Klik x untuk menutup hasil pencarianCari di situs SABDASpace

Tolok Ukur Kehidupan Bermartabat

sidiknugroho's picture

Sidik Nugroho*)

Judul Buku: Simply Amazing, Insprasi Menyentuh Bergelimang Makna
Penulis: J. Sumardianta
Penerbit: Gramedia Pustaka Utama
Tebal buku: xv + 188 halaman
Cetakan pertama, April 2009

"Doa melahirkan percaya, percaya melahirkan cinta, cinta melahirkan pelayanan, pelayanan melahirkan perdamaian," begitu Bunda Teresa suatu ketika pernah berujar. Kata-kata ini tepat benar bila disandingkan dengan hidup seorang biarawan bernama Yusuf Biliarta Mangunwijaya, yang akrab disapa Romo Mangun.

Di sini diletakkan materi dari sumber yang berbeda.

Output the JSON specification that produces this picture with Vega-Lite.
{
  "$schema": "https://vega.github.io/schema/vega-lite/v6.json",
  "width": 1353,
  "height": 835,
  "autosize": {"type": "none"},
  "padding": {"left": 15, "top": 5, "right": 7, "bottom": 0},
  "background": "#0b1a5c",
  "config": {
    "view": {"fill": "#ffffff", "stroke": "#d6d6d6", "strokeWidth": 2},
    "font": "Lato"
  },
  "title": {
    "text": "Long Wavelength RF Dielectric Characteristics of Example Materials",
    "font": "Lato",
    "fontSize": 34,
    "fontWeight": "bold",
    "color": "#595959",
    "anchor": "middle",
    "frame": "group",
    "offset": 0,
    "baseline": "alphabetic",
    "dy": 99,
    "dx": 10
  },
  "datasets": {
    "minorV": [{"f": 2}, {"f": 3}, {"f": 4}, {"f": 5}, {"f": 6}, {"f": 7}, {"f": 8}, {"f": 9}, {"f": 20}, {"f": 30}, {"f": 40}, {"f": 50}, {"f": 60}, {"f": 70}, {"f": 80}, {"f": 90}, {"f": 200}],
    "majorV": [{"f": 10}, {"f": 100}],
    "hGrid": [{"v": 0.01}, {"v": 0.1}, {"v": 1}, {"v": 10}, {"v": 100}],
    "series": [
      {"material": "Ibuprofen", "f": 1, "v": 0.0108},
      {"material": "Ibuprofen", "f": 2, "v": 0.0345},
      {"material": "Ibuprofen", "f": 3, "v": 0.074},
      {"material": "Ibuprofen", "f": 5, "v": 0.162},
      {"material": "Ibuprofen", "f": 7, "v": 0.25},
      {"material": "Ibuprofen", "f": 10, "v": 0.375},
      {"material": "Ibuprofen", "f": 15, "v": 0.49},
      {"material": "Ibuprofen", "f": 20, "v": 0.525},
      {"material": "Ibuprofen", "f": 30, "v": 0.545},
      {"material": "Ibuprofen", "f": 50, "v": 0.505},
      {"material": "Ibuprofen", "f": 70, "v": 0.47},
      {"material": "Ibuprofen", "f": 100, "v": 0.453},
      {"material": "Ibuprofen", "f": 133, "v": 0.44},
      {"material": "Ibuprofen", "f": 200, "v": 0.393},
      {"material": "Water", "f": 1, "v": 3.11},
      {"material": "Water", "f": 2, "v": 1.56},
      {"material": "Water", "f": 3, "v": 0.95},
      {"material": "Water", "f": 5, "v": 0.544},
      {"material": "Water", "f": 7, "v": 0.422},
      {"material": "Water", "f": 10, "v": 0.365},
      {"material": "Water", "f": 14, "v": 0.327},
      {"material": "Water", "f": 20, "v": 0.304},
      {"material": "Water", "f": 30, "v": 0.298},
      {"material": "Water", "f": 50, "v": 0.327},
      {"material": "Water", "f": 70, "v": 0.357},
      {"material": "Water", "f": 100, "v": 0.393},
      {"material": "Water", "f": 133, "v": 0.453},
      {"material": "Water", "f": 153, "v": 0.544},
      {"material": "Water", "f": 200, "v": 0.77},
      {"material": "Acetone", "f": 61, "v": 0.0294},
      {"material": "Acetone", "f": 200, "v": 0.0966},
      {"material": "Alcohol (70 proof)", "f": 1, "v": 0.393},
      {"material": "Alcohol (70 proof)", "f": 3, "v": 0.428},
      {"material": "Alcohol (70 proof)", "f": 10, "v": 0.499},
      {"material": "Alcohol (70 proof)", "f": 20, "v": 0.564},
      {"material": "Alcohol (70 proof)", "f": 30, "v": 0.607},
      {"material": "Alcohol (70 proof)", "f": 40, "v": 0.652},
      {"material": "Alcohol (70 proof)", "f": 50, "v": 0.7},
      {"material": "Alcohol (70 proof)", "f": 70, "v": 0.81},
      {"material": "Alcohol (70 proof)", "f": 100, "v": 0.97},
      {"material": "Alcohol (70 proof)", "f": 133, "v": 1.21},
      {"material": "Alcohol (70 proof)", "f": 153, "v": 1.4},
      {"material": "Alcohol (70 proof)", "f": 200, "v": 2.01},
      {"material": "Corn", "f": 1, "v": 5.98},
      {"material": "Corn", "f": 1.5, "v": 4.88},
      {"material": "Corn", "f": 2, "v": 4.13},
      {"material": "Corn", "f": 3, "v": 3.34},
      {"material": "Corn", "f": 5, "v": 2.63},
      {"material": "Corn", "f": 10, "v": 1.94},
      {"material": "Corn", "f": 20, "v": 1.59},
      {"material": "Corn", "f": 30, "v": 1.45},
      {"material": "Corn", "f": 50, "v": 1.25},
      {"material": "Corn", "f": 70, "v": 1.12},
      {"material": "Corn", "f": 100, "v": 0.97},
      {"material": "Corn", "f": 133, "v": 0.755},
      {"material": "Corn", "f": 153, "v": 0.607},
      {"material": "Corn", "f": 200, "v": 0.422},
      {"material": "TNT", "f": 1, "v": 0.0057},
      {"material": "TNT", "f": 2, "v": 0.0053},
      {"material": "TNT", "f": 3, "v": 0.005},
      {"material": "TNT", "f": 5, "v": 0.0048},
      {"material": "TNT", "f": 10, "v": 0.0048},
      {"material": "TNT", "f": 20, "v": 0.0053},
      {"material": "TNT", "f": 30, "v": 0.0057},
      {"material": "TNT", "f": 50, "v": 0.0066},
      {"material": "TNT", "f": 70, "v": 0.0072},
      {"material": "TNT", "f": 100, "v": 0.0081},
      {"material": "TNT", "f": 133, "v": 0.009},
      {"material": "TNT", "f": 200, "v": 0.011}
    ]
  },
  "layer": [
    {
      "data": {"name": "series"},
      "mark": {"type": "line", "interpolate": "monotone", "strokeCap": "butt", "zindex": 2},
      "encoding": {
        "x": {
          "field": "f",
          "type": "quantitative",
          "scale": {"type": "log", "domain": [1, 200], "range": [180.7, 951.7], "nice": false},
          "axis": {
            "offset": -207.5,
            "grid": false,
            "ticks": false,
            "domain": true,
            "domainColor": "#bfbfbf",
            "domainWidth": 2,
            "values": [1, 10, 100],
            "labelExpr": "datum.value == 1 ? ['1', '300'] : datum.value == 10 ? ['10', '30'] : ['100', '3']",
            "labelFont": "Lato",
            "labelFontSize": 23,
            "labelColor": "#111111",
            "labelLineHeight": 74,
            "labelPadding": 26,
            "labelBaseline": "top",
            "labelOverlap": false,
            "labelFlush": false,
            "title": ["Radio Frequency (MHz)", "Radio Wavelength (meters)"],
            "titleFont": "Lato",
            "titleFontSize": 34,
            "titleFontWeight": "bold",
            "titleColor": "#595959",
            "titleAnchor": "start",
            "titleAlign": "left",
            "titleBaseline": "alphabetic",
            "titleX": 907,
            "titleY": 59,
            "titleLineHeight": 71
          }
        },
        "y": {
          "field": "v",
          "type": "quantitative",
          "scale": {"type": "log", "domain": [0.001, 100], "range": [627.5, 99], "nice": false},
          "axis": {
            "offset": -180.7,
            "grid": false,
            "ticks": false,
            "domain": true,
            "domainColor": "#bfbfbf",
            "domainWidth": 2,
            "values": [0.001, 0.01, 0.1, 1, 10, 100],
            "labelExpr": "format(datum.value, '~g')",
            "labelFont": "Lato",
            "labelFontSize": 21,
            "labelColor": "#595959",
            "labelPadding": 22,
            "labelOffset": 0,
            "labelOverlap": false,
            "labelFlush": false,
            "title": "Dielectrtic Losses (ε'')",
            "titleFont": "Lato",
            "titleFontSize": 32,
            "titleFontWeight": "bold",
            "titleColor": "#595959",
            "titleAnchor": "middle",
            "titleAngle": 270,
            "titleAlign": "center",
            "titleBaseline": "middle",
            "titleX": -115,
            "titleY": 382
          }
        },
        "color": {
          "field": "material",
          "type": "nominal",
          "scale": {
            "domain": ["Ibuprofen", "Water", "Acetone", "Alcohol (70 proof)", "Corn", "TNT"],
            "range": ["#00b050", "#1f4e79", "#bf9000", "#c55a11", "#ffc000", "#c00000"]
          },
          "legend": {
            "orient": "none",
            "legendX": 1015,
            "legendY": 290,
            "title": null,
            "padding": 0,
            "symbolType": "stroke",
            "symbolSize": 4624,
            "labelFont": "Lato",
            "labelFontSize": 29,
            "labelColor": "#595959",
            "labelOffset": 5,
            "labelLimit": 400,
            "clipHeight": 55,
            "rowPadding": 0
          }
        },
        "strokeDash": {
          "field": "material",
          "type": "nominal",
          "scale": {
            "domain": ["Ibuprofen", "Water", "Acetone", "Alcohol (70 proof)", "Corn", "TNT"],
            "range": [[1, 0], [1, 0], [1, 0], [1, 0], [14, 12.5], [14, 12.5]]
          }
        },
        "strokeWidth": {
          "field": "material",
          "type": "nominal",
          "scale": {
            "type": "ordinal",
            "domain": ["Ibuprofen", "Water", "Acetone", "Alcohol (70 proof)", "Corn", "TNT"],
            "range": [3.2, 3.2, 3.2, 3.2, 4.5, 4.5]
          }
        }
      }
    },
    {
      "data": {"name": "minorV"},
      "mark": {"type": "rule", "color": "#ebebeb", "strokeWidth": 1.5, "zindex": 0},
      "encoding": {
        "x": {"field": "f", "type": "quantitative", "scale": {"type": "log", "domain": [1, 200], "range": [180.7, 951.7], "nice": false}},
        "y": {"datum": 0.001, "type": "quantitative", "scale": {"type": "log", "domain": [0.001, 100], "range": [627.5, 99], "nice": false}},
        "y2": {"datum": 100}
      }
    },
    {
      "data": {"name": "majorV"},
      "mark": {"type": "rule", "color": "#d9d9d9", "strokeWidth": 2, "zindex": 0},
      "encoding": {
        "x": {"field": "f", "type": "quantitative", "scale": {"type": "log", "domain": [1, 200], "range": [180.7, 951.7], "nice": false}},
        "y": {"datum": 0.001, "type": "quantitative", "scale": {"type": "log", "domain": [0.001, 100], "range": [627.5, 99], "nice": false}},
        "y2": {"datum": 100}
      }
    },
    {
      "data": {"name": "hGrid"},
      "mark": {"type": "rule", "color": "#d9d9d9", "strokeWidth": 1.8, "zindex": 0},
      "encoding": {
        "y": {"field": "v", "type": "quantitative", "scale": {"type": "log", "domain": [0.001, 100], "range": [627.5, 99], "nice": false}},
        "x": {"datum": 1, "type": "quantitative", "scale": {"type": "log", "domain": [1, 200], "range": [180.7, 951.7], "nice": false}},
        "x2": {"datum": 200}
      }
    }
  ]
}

Suatu ketika Romo Mangun diundang berbagi gagasan tentang reformasi dalam sebuah acara. Ia menyanggupi asalkan anak-anak asuh yang dibawanya turut serta. Mereka lalu dibawa ke Restoran Morolejar di lereng Gunung Merapi.

Setelah berbicara ngalor-ngidul soal kenegaraan, anak-anak asuh Sang Romo terpana-pana melihat suguhan restoran yang memikat dan memantik air liur: gurame bakar asam manis komplet dengan nasi rojolele yang mengepulkan asap! Mereka pun makan dengan lahap sampai kekenyangan.

Saat itu Sang Romo melihat ada makanan yang tak dihabiskan. Anak-anaknya menyatakan mereka sudah terlalu kenyang. Romo akhirnya meminta remah-reman makanan tidak habis itu untuk dituang ke piringnya. Adegan itu membuat penyelenggara acara terharu. Namun, kalau Anda mengenal siapa Romo Mangun, Anda tahu bukan hanya saat itu, tapi di sepanjang hidupnya, ia adalah tokoh yang sangat greteh (cermat) dalam soal makanan.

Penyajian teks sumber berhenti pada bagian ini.